Pick every line from the data that holds the word "with".

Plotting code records
· · · · · · ·

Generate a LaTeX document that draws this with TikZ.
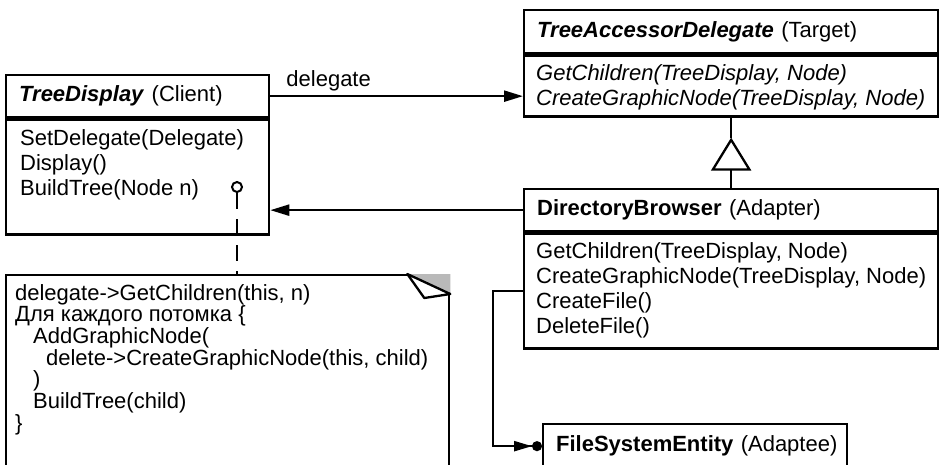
\documentclass[tikz,border=0pt]{standalone}
\usepackage{fontspec}
\setmainfont{Liberation Sans}
\usetikzlibrary{arrows.meta,positioning}

\begin{document}
\begin{tikzpicture}[x=1pt,y=-1pt,line width=2.3pt,
      frame/.style={draw,rectangle,anchor=north west,inner sep=0pt},
      head/.style={frame,align=left,inner xsep=13pt,font=\fontsize{22}{25}\selectfont},
      ops/.style={anchor=north west,align=left,inner sep=0pt,font=\fontsize{22}{25}\selectfont},
      memo/.style={ops,font=\fontsize{22}{21.7}\selectfont},
      arr/.style={-{Triangle[length=19pt,width=11pt]}},
      gen/.style={-{Triangle[open,length=33pt,width=40pt]}},
      adapt/.style={-{Triangle[length=18pt,width=10pt,sep=0pt]Circle[length=10pt,sep=0pt]}}]
      \useasboundingbox (0,0) rectangle (939,464);
      \clip (0,0) rectangle (939,464);

      \node[head,text width=237pt,minimum height=42pt] (tdh) at (5,74) {\textbf{\textit{TreeDisplay}} (Client)};
      \node[frame,minimum width=263pt,minimum height=115pt] (tdb) at (tdh.south west) {};
      \node[ops] (tdops) [below right=10pt and 14pt of tdb.north west] {SetDelegate(Delegate)\\Display()\\BuildTree(Node n)};
      \node[draw,circle,minimum size=10pt,inner sep=0pt,line width=2pt] (hook) at (237,187) {};

      \node[head,text width=388pt,minimum height=43pt] (tah) at (523,9) {\textbf{\textit{TreeAccessorDelegate}} (Target)};
      \node[frame,minimum width=414pt,minimum height=61pt] (tab) at (tah.south west) {};
      \node[ops] (taops) [below right=9pt and 12pt of tab.north west] {\itshape GetChildren(TreeDisplay, Node)\\\itshape CreateGraphicNode(TreeDisplay, Node)};

      \node[head,text width=388pt,minimum height=42pt] (dbh) at (523,188) {\textbf{DirectoryBrowser} (Adapter)};
      \node[frame,minimum width=414pt,minimum height=115pt] (dbb) at (dbh.south west) {};
      \node[ops] (dbops) [below right=9pt and 12pt of dbb.north west] {GetChildren(TreeDisplay, Node)\\CreateGraphicNode(TreeDisplay, Node)\\CreateFile()\\DeleteFile()};

      \node[head,inner xsep=13pt,text width=278pt,minimum height=44pt] (fse) at (542,423) {\mbox{\textbf{FileSystemEntity} (Adaptee)}};

      \node[frame,minimum width=443pt,minimum height=200pt] (note) at (5,274) {};
      \node[memo] (code) [below right=9pt and 9pt of note.north west] {delegate->GetChildren(this, n)\\
        Для каждого потомка \{\\
        \hspace*{18pt}AddGraphicNode(\\
        \hspace*{31pt}delete->CreateGraphicNode(this, child)\\
        \hspace*{18pt})\\
        \hspace*{18pt}BuildTree(child)\\
        \}};
      \fill[gray!55] ([xshift=-43pt]note.north east) -- (note.north east) -- ([yshift=-20pt]note.north east) -- cycle;
      \draw[fill=white,line join=round] ([xshift=-43pt]note.north east) -- ([xshift=-26pt,yshift=-24pt]note.north east) -- ([yshift=-20pt]note.north east) -- cycle;

      \node[ops] (dlg) [above right=4pt and 15pt of tdh.east] {delegate};

      \draw[arr] (tdh.east) -- (tdh.east -| tab.west);
      \draw[arr] (dbh.west) -- (dbh.west -| tdb.east);
      \draw[gen] (dbh.north) -- ([yshift=-20pt]tab.south);
      \draw (tab.south) -- ([yshift=-20pt]tab.south);
      \draw[dashed,dash pattern=on 16pt off 10pt] (hook.south) -- (hook |- note.north);
      \draw[adapt] (dbb.west) -- ++(-30,0) |- (fse.west);
    \end{tikzpicture}
\end{document}
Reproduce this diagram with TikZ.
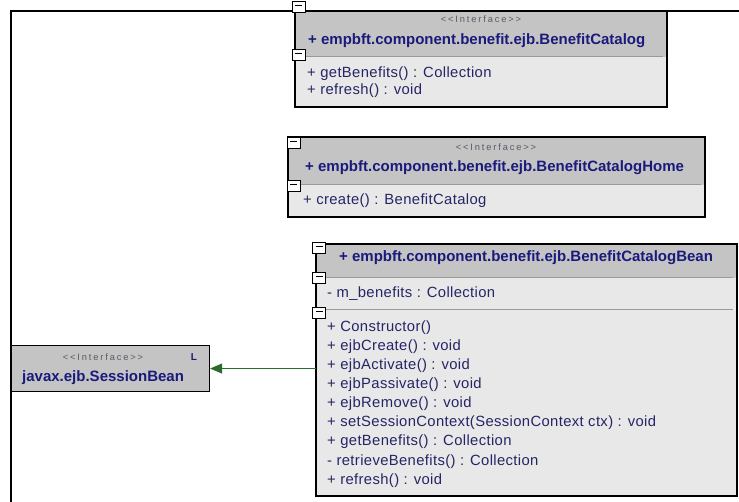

· · · · · · ·

■ FULL RESPONSE ■
Generate a LaTeX document that draws this with TikZ.
Reproduce this diagram with TikZ.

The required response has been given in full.